Housing was our greatest struggle. After I left, I couldn’t find anywhere to live. No one from the Armed Forces reached out to me to make sure I had found accommodation. And so I became homeless with my five-year-old son, either sofa surfing or staying in hostels paid for with money borrowed from friends. Drug use was rampant in the hostels, and I went into a dark place far from the life I had wanted for my son. I felt like I had no control over my situation and could not see how I would ever turn my life around.
After a turbulent few months, I was on my last legs and just felt exhausted and that I had nowhere else to turn. Then, a simple Google search led me to Help 4 Homeless Veterans, a charity works with service leavers across the North of England. They quickly managed to organise a one-bedroom bedsit for the both of us as a stop gap. With a safe roof over our heads, we had some order in our lives.
Soon after, we were able to get a home of our own through their local community Covenant work. For the first time since leaving the Armed Forces, I felt a sense of security. Finally, I felt able to get my life back on track. Like most veterans, I’m not sure I’ll ever fully adjust but this was a huge stepping stone to becoming a proper civilian.
Of course I still struggled, and I was still afraid we’d end up out on the streets again. But I’ve recently moved into my own house in Sussex, and have just launched a business running boot camps while I complete my fitness diploma. It was always a passion, so it made sense for me to pursue it as a business. It’s like being in the army again – just with less shouting.
I’m in a much better place mentally too. The hardest thing for me was overcoming my pride, which is a big thing for soldiers because admitting you’re struggling is unthinkable. Letting your guard down isn’t something you’re used to doing in the army.
After losing that invaluable support structure in the forces, speaking to someone face to face could make a world of difference
Most veterans are fortunate to transition successfully from military to civilian life, and there is now more support to help make this easier. But more still needs to be done to help veterans, especially in that first year of transition. Why shouldn’t most towns have somewhere ex-military people can go to ask for help? Somewhere you could get help on housing, health and counselling? After losing that invaluable support structure in the forces, speaking to someone face to face could make a world of difference for veterans like me struggling to transition.

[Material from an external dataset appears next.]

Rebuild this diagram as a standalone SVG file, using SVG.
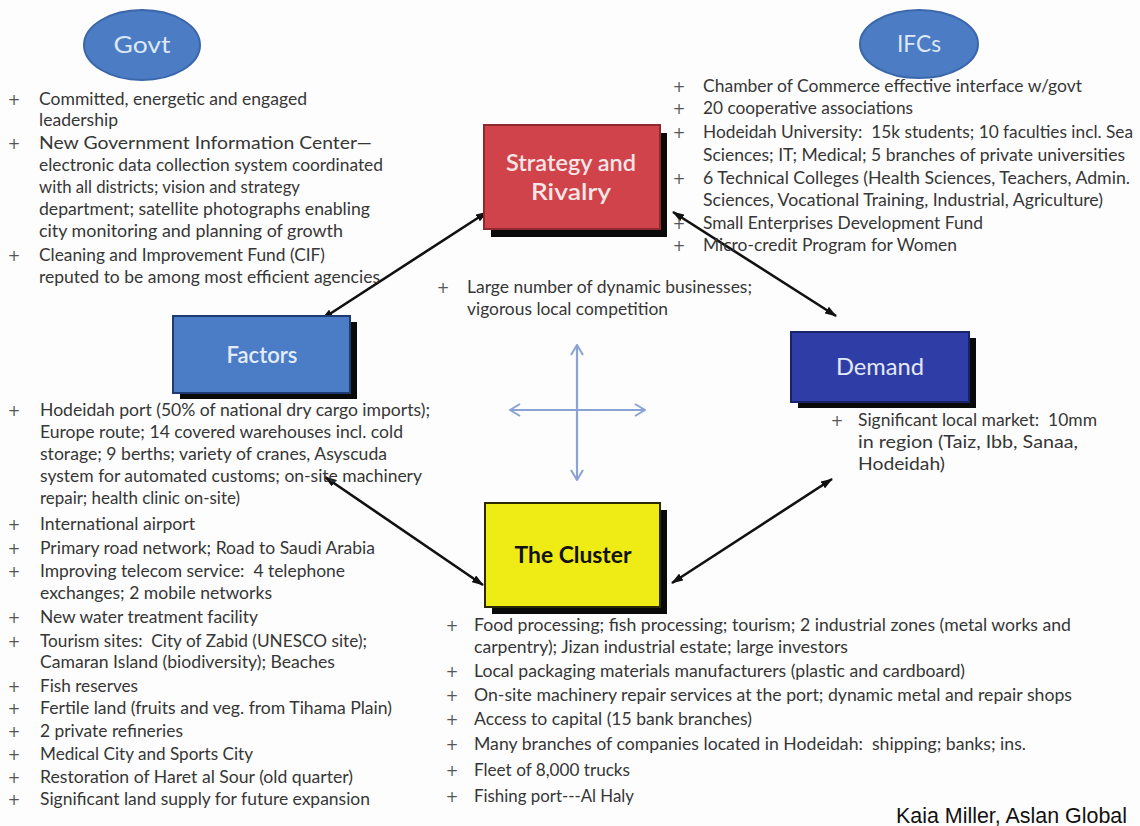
<svg xmlns="http://www.w3.org/2000/svg" width="1140" height="826" viewBox="0 0 1140 826">
<defs>
<style>
.t{font-family:Lato,"Open Sans","DejaVu Sans",sans-serif;font-size:17px;fill:#363636;white-space:pre}
.p{font-family:"DejaVu Sans",sans-serif;font-size:15px;fill:#555;text-anchor:middle}
.lbl{font-family:Lato,"Open Sans",sans-serif;font-size:23px;text-anchor:middle}
.conn{stroke:#111;stroke-width:2.6;fill:none;marker-start:url(#ah);marker-end:url(#ah)}
.cross{stroke:#8aa2d4;stroke-width:2.2;fill:none;marker-start:url(#ch);marker-end:url(#ch)}
.sh{fill:#0a0a0a}
</style>
<marker id="ah" viewBox="0 0 12 8" refX="11" refY="4" markerWidth="12" markerHeight="8" markerUnits="userSpaceOnUse" orient="auto-start-reverse"><path d="M0,0 L12,4 L0,8 Z" fill="#111"/></marker>
<marker id="ch" viewBox="0 0 12 14" refX="11" refY="7" markerWidth="12" markerHeight="14" markerUnits="userSpaceOnUse" orient="auto-start-reverse"><path d="M1,1 L11,7 L1,13" fill="none" stroke="#8aa2d4" stroke-width="2"/></marker>
</defs>
<rect width="1140" height="826" fill="#fdfdfd"/>

<g id="connectors">
<line class="conn" x1="487" y1="212" x2="322" y2="319"/>
<line class="conn" x1="673" y1="212" x2="836" y2="316"/>
<line class="conn" x1="325" y1="477" x2="483" y2="585"/>
<line class="conn" x1="672" y1="583" x2="832" y2="479"/>
<line class="cross" x1="577" y1="480" x2="577" y2="345"/>
<line class="cross" x1="510" y1="410" x2="645" y2="410"/>
</g>

<g id="govt">
<ellipse cx="142" cy="45" rx="58" ry="35" fill="#4b7cc4" stroke="#3a66aa" stroke-width="2"/>
<text class="lbl" x="142" y="53" fill="#dde8f7" textLength="57" lengthAdjust="spacingAndGlyphs">Govt</text>
</g>
<g id="govt-list">
<text class="p" x="14" y="105">+</text>
<text class="t" x="39" y="105" textLength="268" lengthAdjust="spacingAndGlyphs">Committed, energetic and engaged</text>
<text class="t" x="39" y="126" textLength="79" lengthAdjust="spacingAndGlyphs">leadership</text>
<text class="p" x="14" y="149">+</text>
<text class="t" x="39" y="149" textLength="333" lengthAdjust="spacingAndGlyphs">New Government Information Center—</text>
<text class="t" x="39" y="171" textLength="344" lengthAdjust="spacingAndGlyphs">electronic data collection system coordinated</text>
<text class="t" x="39" y="193" textLength="261" lengthAdjust="spacingAndGlyphs">with all districts; vision and strategy</text>
<text class="t" x="39" y="215" textLength="331" lengthAdjust="spacingAndGlyphs">department; satellite photographs enabling</text>
<text class="t" x="39" y="237" textLength="304" lengthAdjust="spacingAndGlyphs">city monitoring and planning of growth</text>
<text class="p" x="14" y="261">+</text>
<text class="t" x="39" y="261" textLength="286" lengthAdjust="spacingAndGlyphs">Cleaning and Improvement Fund (CIF)</text>
<text class="t" x="39" y="283" textLength="341" lengthAdjust="spacingAndGlyphs">reputed to be among most efficient agencies</text>
</g>

<g id="ifcs">
<ellipse cx="919" cy="44" rx="59" ry="34" fill="#4b7cc4" stroke="#3a66aa" stroke-width="2"/>
<text class="lbl" x="919" y="52" fill="#dde8f7" textLength="44" lengthAdjust="spacingAndGlyphs">IFCs</text>
</g>
<g id="ifcs-list">
<text class="p" x="679" y="92">+</text>
<text class="t" x="703" y="92" textLength="379" lengthAdjust="spacingAndGlyphs">Chamber of Commerce effective interface w/govt</text>
<text class="p" x="679" y="114">+</text>
<text class="t" x="703" y="114" textLength="210" lengthAdjust="spacingAndGlyphs">20 cooperative associations</text>
<text class="p" x="679" y="138">+</text>
<text class="t" x="703" y="138" textLength="430" lengthAdjust="spacingAndGlyphs">Hodeidah University:  15k students; 10 faculties incl. Sea</text>
<text class="t" x="703" y="161" textLength="422" lengthAdjust="spacingAndGlyphs">Sciences; IT; Medical; 5 branches of private universities</text>
<text class="p" x="679" y="184">+</text>
<text class="t" x="703" y="184" textLength="427" lengthAdjust="spacingAndGlyphs">6 Technical Colleges (Health Sciences, Teachers, Admin.</text>
<text class="t" x="703" y="206" textLength="400" lengthAdjust="spacingAndGlyphs">Sciences, Vocational Training, Industrial, Agriculture)</text>
<text class="p" x="679" y="229">+</text>
<text class="t" x="703" y="229" textLength="280" lengthAdjust="spacingAndGlyphs">Small Enterprises Development Fund</text>
<text class="p" x="679" y="251">+</text>
<text class="t" x="703" y="251" textLength="254" lengthAdjust="spacingAndGlyphs">Micro-credit Program for Women</text>
</g>

<g id="strategy">
<rect class="sh" x="491" y="133" width="176" height="104"/>
<rect x="484" y="125" width="176" height="104" fill="#d1434b" stroke="#8e2a2e" stroke-width="2"/>
<text class="lbl" x="571" y="171" fill="#f6e6e6" font-weight="600" textLength="130" lengthAdjust="spacingAndGlyphs">Strategy and</text>
<text class="lbl" x="571" y="200" fill="#f6e6e6" font-weight="600" textLength="80" lengthAdjust="spacingAndGlyphs">Rivalry</text>
</g>
<g id="strategy-list">
<text class="p" x="443" y="293">+</text>
<text class="t" x="467" y="293" textLength="285" lengthAdjust="spacingAndGlyphs">Large number of dynamic businesses;</text>
<text class="t" x="467" y="315" textLength="201" lengthAdjust="spacingAndGlyphs">vigorous local competition</text>
</g>

<g id="factors">
<rect class="sh" x="180" y="322" width="177" height="77"/>
<rect x="173" y="316" width="177" height="77" fill="#4b7cc6" stroke="#1d3a72" stroke-width="2"/>
<text class="lbl" x="262" y="363" fill="#e3edf9" font-weight="600" textLength="71" lengthAdjust="spacingAndGlyphs">Factors</text>
</g>
<g id="factors-list">
<text class="p" x="14" y="416">+</text>
<text class="t" x="40" y="416" textLength="390" lengthAdjust="spacingAndGlyphs">Hodeidah port (50% of national dry cargo imports);</text>
<text class="t" x="40" y="438" textLength="363" lengthAdjust="spacingAndGlyphs">Europe route; 14 covered warehouses incl. cold</text>
<text class="t" x="40" y="460" textLength="347" lengthAdjust="spacingAndGlyphs">storage; 9 berths; variety of cranes, Asyscuda</text>
<text class="t" x="40" y="482" textLength="382" lengthAdjust="spacingAndGlyphs">system for automated customs; on-site machinery</text>
<text class="t" x="40" y="504" textLength="200" lengthAdjust="spacingAndGlyphs">repair; health clinic on-site)</text>
<text class="p" x="14" y="530">+</text>
<text class="t" x="40" y="530" textLength="155" lengthAdjust="spacingAndGlyphs">International airport</text>
<text class="p" x="14" y="554">+</text>
<text class="t" x="40" y="554" textLength="335" lengthAdjust="spacingAndGlyphs">Primary road network; Road to Saudi Arabia</text>
<text class="p" x="14" y="577">+</text>
<text class="t" x="40" y="577" textLength="305" lengthAdjust="spacingAndGlyphs">Improving telecom service:  4 telephone</text>
<text class="t" x="40" y="599" textLength="232" lengthAdjust="spacingAndGlyphs">exchanges; 2 mobile networks</text>
<text class="p" x="14" y="623">+</text>
<text class="t" x="40" y="623" textLength="218" lengthAdjust="spacingAndGlyphs">New water treatment facility</text>
<text class="p" x="14" y="647">+</text>
<text class="t" x="40" y="647" textLength="327" lengthAdjust="spacingAndGlyphs">Tourism sites:  City of Zabid (UNESCO site);</text>
<text class="t" x="40" y="668" textLength="295" lengthAdjust="spacingAndGlyphs">Camaran Island (biodiversity); Beaches</text>
<text class="p" x="14" y="692">+</text>
<text class="t" x="40" y="692" textLength="98" lengthAdjust="spacingAndGlyphs">Fish reserves</text>
<text class="p" x="14" y="714">+</text>
<text class="t" x="40" y="714" textLength="352" lengthAdjust="spacingAndGlyphs">Fertile land (fruits and veg. from Tihama Plain)</text>
<text class="p" x="14" y="737">+</text>
<text class="t" x="40" y="737" textLength="143" lengthAdjust="spacingAndGlyphs">2 private refineries</text>
<text class="p" x="14" y="760">+</text>
<text class="t" x="40" y="760" textLength="213" lengthAdjust="spacingAndGlyphs">Medical City and Sports City</text>
<text class="p" x="14" y="783">+</text>
<text class="t" x="40" y="783" textLength="313" lengthAdjust="spacingAndGlyphs">Restoration of Haret al Sour (old quarter)</text>
<text class="p" x="14" y="805">+</text>
<text class="t" x="40" y="805" textLength="330" lengthAdjust="spacingAndGlyphs">Significant land supply for future expansion</text>
</g>

<g id="demand">
<rect class="sh" x="798" y="338" width="178" height="70"/>
<rect x="791" y="332" width="178" height="70" fill="#2f3ea6" stroke="#1a2368" stroke-width="2"/>
<text class="lbl" x="880" y="375" fill="#e3e8f7" textLength="88" lengthAdjust="spacingAndGlyphs">Demand</text>
</g>
<g id="demand-list">
<text class="p" x="837" y="426">+</text>
<text class="t" x="858" y="426" textLength="239" lengthAdjust="spacingAndGlyphs">Significant local market:  10mm</text>
<text class="t" x="858" y="448" textLength="220" lengthAdjust="spacingAndGlyphs">in region (Taiz, Ibb, Sanaa,</text>
<text class="t" x="858" y="470" textLength="87" lengthAdjust="spacingAndGlyphs">Hodeidah)</text>
</g>

<g id="cluster">
<rect class="sh" x="492" y="510" width="175" height="104"/>
<rect x="485" y="503" width="175" height="104" fill="#efeb14" stroke="#2a2a00" stroke-width="2"/>
<text class="lbl" x="573" y="563" fill="#111" font-weight="700" textLength="117" lengthAdjust="spacingAndGlyphs">The Cluster</text>
</g>
<g id="cluster-list">
<text class="p" x="452" y="631">+</text>
<text class="t" x="474" y="631" textLength="597" lengthAdjust="spacingAndGlyphs">Food processing; fish processing; tourism; 2 industrial zones (metal works and</text>
<text class="t" x="474" y="653" textLength="374" lengthAdjust="spacingAndGlyphs">carpentry); Jizan industrial estate; large investors</text>
<text class="p" x="452" y="677">+</text>
<text class="t" x="474" y="677" textLength="491" lengthAdjust="spacingAndGlyphs">Local packaging materials manufacturers (plastic and cardboard)</text>
<text class="p" x="452" y="701">+</text>
<text class="t" x="474" y="701" textLength="598" lengthAdjust="spacingAndGlyphs">On-site machinery repair services at the port; dynamic metal and repair shops</text>
<text class="p" x="452" y="725">+</text>
<text class="t" x="474" y="725" textLength="278" lengthAdjust="spacingAndGlyphs">Access to capital (15 bank branches)</text>
<text class="p" x="452" y="750">+</text>
<text class="t" x="474" y="750" textLength="552" lengthAdjust="spacingAndGlyphs">Many branches of companies located in Hodeidah:  shipping; banks; ins.</text>
<text class="p" x="452" y="776">+</text>
<text class="t" x="474" y="776" textLength="156" lengthAdjust="spacingAndGlyphs">Fleet of 8,000 trucks</text>
<text class="p" x="452" y="802">+</text>
<text class="t" x="474" y="802" textLength="160" lengthAdjust="spacingAndGlyphs" fill="#666">Fishing port---Al Haly</text>
</g>

<text x="896" y="823" font-family="'Liberation Sans',Arial,sans-serif" font-size="22" fill="#111" textLength="231" lengthAdjust="spacingAndGlyphs">Kaia Miller, Aslan Global</text>
</svg>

That’s why I’m supporting the No Homeless Veterans campaign. Run by a coalition of Armed Forces charities and aims to reduce veterans’ homelessness as close to zero as possible calling on local authorities, homelessness charities and advice agencies such as Citizens Advice, to ‘think veteran’ in order to identify former Servicemen and women and signpost them to the enhanced support available to them. Campaigns like this will mean more vulnerable veterans, just like me, are signposted to charities and organisations who can help. With any luck, what happened to me won’t happen to anyone else leaving the Army.
Looking back now, I wouldn’t change anything about my time in the Armed Forces. But the turbulent few months following my discharge were even tougher than my time spent serving. Things are finally looking up for me and my son now. We have a roof over our heads, and I have the confidence and support I need to keep our life on track.
My son’s transitioned really well now and is settling into school and making friends. He still has his challenges, like we all do, but we’re getting there together. He’s still getting used to the civvy streets just like me though, so we’re both on our own journey.
My only wish is that others get the help they need to build the life they want, free of homelessness, once they’ve left the forces.